The Amazing Spider Man Review
Maybe not Amazing, but better than usual.
We usually don’t expect much from movie tie-in games, and I went into The Amazing Spider-Man with the same expectations, but I was pleasantly surprised with this new effort from Beenox. It isn’t perfect, by any means, but The Amazing Spider-Man reminds me more of the Spider-Man games from the last generation than it does of your typical movie tie-in. Whether you’re a fan of the new movie or not, The Amazing Spider-Man, the game, is enjoyable.
The Amazing Spider-Man, the game, takes place after the events of the new film, The Amazing Spider-Man. If you haven’t seen the film, there are going to be spoilers. In the interest of those who haven’t seen the film, I’m not going to go into detail, but the story of the game isn’t such that you’ll be lost if you haven’t seen the film.
You’ll start the game in a series of confined levels that will show you the ropes, or webs (good one!), but aren’t a good representation of what most of the game is like. Spider-Man can climb walls, zip from one location to another, and swing through the city. The combat system is fairly basic, as most attacks are mapped to one button with finishers on a different button, but the engine will automatically vary the actual action Spider-Man takes in combat. This keeps things fresh in an otherwise basic combat system.
When you get out of the first section, The Amazing Spider-Man becomes an open-world game, where you’ll be free to swing around the city. Aside from the standard story missions, you’ll be able to hack the police radio system to gain access to side missions and collect comic book pages. The web-swinging system works quite well and will alert you when you are near a collectible, so you can then hold RB to enter a slow motion mode from which you can zip to a number of different points, including the collectible. If you can find it before you smack into the ground.
Boss Fights in The Amazing Spider-Man are quite enjoyable and they are often quite different from one another. During combat, however, is where you will notice that the engine isn’t very tight. I often found myself zipping across the room and sticking to the wall when I meant to do the ‘web strike’ that flashed up on the screen.
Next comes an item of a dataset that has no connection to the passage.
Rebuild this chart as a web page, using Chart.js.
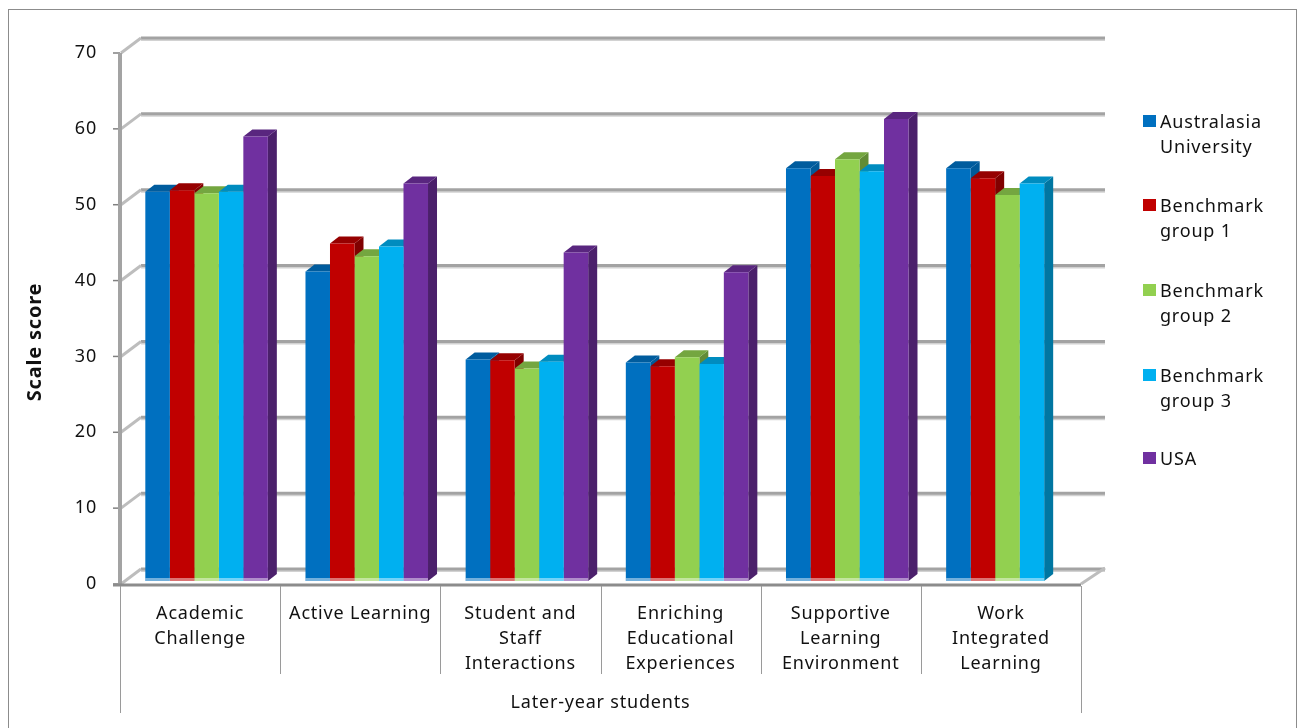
<!DOCTYPE html>
<html>
<head>
<meta charset="utf-8">
<style>
  html, body { margin: 0; padding: 0; background: #fff; }
  canvas { display: block; }
</style>
</head>
<body>
<canvas id="barChart" width="1301" height="728"></canvas>
<script src="https://cdn.jsdelivr.net/npm/chart.js@4"></script>
<script>
const categories = [
  ["Academic", "Challenge"],
  "Active Learning",
  ["Student and", "Staff", "Interactions"],
  ["Enriching", "Educational", "Experiences"],
  ["Supportive", "Learning", "Environment"],
  ["Work", "Integrated", "Learning"]
];
const australasia = [51.3, 40.8, 29.2, 28.8, 54.4, 54.4];
const benchmark1 = [51.5, 44.5, 29.1, 28.3, 53.4, 53.1];
const benchmark2 = [51.1, 42.8, 28, 29.5, 55.6, 50.9];
const benchmark3 = [51.3, 44.1, 28.9, 28.6, 54, 52.4];
const usa = [58.6, 52.4, 43.3, 40.7, 60.9, null];
const yTicks = [0, 10, 20, 30, 40, 50, 60, 70];
const yAxisTitle = "Scale score";
const legendLines = [
  ["Australasia", "University"],
  ["Benchmark", "group 1"],
  ["Benchmark", "group 2"],
  ["Benchmark", "group 3"],
  ["USA"]
];

const FONT = '"Noto Sans", sans-serif';
const GRID = "#a3a3a3";
// bars sit a little behind the front of the floor
const SHIFT_X = 6.5, SHIFT_Y = -3;
const DEPTH_X = 9, DEPTH_Y = 7;
const WALL_X = 21, WALL_Y = 15;

const faces = [
  { front: "#0070C0", side: "#005a99", top: "#005c9e" },
  { front: "#C00000", side: "#800000", top: "#960000" },
  { front: "#92D050", side: "#628c36", top: "#74a640" },
  { front: "#00B0F0", side: "#0076a1", top: "#008cbf" },
  { front: "#7030A0", side: "#4b206b", top: "#59267f" }
];

function quad(ctx, pts, color) {
  ctx.fillStyle = color;
  ctx.beginPath();
  pts.forEach((p, i) => i ? ctx.lineTo(p[0], p[1]) : ctx.moveTo(p[0], p[1]));
  ctx.closePath();
  ctx.fill();
}

function line(ctx, x1, y1, x2, y2, color, width) {
  ctx.strokeStyle = color;
  ctx.lineWidth = width;
  ctx.beginPath();
  ctx.moveTo(x1, y1);
  ctx.lineTo(x2, y2);
  ctx.stroke();
}

const wallPlugin = {
  id: "wall",
  beforeDraw(chart) {
    // the original text runs wider than Noto Sans
    chart.ctx.letterSpacing = "0.8px";
  },
  beforeDatasetsDraw(chart) {
    const ctx = chart.ctx;
    const y = chart.scales.y, area = chart.chartArea;

    // outer frame
    ctx.save();
    ctx.strokeStyle = "#8c8c8c";
    ctx.lineWidth = 1;
    ctx.strokeRect(8.5, 9.5, 1288, 740);

    // back wall lines and the short diagonals on the side wall
    yTicks.forEach(v => {
      const py = y.getPixelForValue(v);
      line(ctx, area.left + WALL_X, py - WALL_Y + 2, area.right + WALL_X + 3, py - WALL_Y + 2, "#d2d2d2", 2);
      line(ctx, area.left + WALL_X, py - WALL_Y, area.right + WALL_X + 3, py - WALL_Y, GRID, 3);
      line(ctx, area.left + 1, py, area.left + WALL_X, py - WALL_Y, "#bdbdbd", 3);
      line(ctx, area.left - 7, py, area.left, py, "#808080", 1.5);
    });
    line(ctx, area.right, area.bottom, area.right + WALL_X + 3, area.bottom - WALL_Y - 1, "#bdbdbd", 3);

    // y axis
    line(ctx, area.left, area.top, area.left, area.bottom, GRID, 4);

    // side and top faces of the bars
    chart.data.datasets.forEach((ds, i) => {
      chart.getDatasetMeta(i).data.forEach((bar, j) => {
        if (ds.data[j] === null) return;
        const left = bar.x - bar.width / 2 + SHIFT_X;
        const right = bar.x + bar.width / 2 + SHIFT_X;
        const top = bar.y + SHIFT_Y;
        const bottom = bar.base + SHIFT_Y;
        quad(ctx, [[right, top], [right + DEPTH_X, top - DEPTH_Y], [right + DEPTH_X, bottom - DEPTH_Y], [right, bottom]], faces[i].side);
        quad(ctx, [[left, top], [left + DEPTH_X, top - DEPTH_Y], [right + DEPTH_X, top - DEPTH_Y], [right, top]], faces[i].top);
      });
    });
    ctx.restore();

    ctx.save();
    ctx.translate(SHIFT_X, SHIFT_Y);
  },
  afterDatasetsDraw(chart) {
    const ctx = chart.ctx;
    ctx.restore();

    const x = chart.scales.x, area = chart.chartArea;
    ctx.save();
    // pale strip along the foot of each bar
    chart.data.datasets.forEach((ds, i) => {
      chart.getDatasetMeta(i).data.forEach((bar, j) => {
        if (ds.data[j] === null) return;
        ctx.fillStyle = "rgba(255,255,255,0.45)";
        ctx.fillRect(bar.x - bar.width / 2 + SHIFT_X, bar.base + SHIFT_Y - 3, bar.width, 3);
      });
    });

    // floor edge and the category separators
    line(ctx, area.left - 7, area.bottom + 1, area.right, area.bottom + 1, "#8c8c8c", 3);
    const step = x.getPixelForValue(1) - x.getPixelForValue(0);
    for (let i = 0; i <= categories.length; i++) {
      const px = Math.round(area.left + i * step) + 0.5;
      const outer = i === 0 || i === categories.length;
      line(ctx, px, area.bottom + 2, px, outer ? 713 : 674, "#9a9a9a", 1);
    }

    // legend
    ctx.font = "18px " + FONT;
    ctx.textBaseline = "middle";
    ctx.textAlign = "left";
    const starts = [123, 207, 292, 377, 460];
    legendLines.forEach((lines, i) => {
      ctx.fillStyle = faces[i].front;
      ctx.fillRect(1143, starts[i] - 8, 13, 12);
      ctx.fillStyle = "#111";
      lines.forEach((t, j) => ctx.fillText(t, 1160, starts[i] + j * 25));
    });

    // y axis title sits lower than the middle of the axis
    ctx.translate(35, 342);
    ctx.rotate(-Math.PI / 2);
    ctx.font = "bold 20px " + FONT;
    ctx.textAlign = "center";
    ctx.fillStyle = "#111";
    ctx.fillText(yAxisTitle, 0, 0);
    ctx.restore();
  }
};

new Chart(document.getElementById("barChart"), {
  type: "bar",
  data: {
    labels: categories,
    datasets: [
      { label: "Australasia University", data: australasia, backgroundColor: faces[0].front },
      { label: "Benchmark group 1", data: benchmark1, backgroundColor: faces[1].front },
      { label: "Benchmark group 2", data: benchmark2, backgroundColor: faces[2].front },
      { label: "Benchmark group 3", data: benchmark3, backgroundColor: faces[3].front },
      { label: "USA", data: usa, backgroundColor: faces[4].front }
    ]
  },
  options: {
    responsive: false,
    animation: false,
    layout: { padding: { top: 53, right: 220, left: 0, bottom: 0 } },
    plugins: { legend: { display: false }, tooltip: { enabled: false } },
    datasets: { bar: { categoryPercentage: 0.765, barPercentage: 1, borderWidth: 0 } },
    scales: {
      x: {
        grid: { display: false },
        border: { display: false },
        ticks: {
          maxRotation: 0,
          autoSkip: false,
          padding: 9,
          color: "#111",
          font: { family: FONT, size: 18, lineHeight: 1.39 }
        },
        title: {
          display: true,
          text: "Later-year students",
          color: "#111",
          font: { family: FONT, size: 18 },
          padding: { top: 0, bottom: 14 }
        },
        afterFit(scale) { scale.height = 144; }
      },
      y: {
        min: 0,
        max: 70,
        grid: { display: false, drawTicks: false },
        border: { display: false },
        ticks: {
          stepSize: 10,
          padding: 23,
          color: "#111",
          font: { family: FONT, size: 18 }
        },
        afterFit(scale) { scale.width = 120; }
      }
    }
  },
  plugins: [wallPlugin]
});
</script>
</body>
</html>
The wall climbing system is also a little overzealous, as all you’ll have to do is walk into a wall to begin climbing.
A lot of the missions can start to feel repetitive after a while, but the experience is enjoyable, overall, and the boss fights break things up nicely. The Amazing Spider-Man isn’t literally amazing but it is a bit of fun.
There are no online modes in The Amazing Spider-Man.
If you were expecting the typical movie tie-in game with the Amazing Spider-Man, you’ll be getting a little more than you bargained for. The control scheme isn’t quite as smooth as other action games, but the open world and varied boss fights keep things interesting.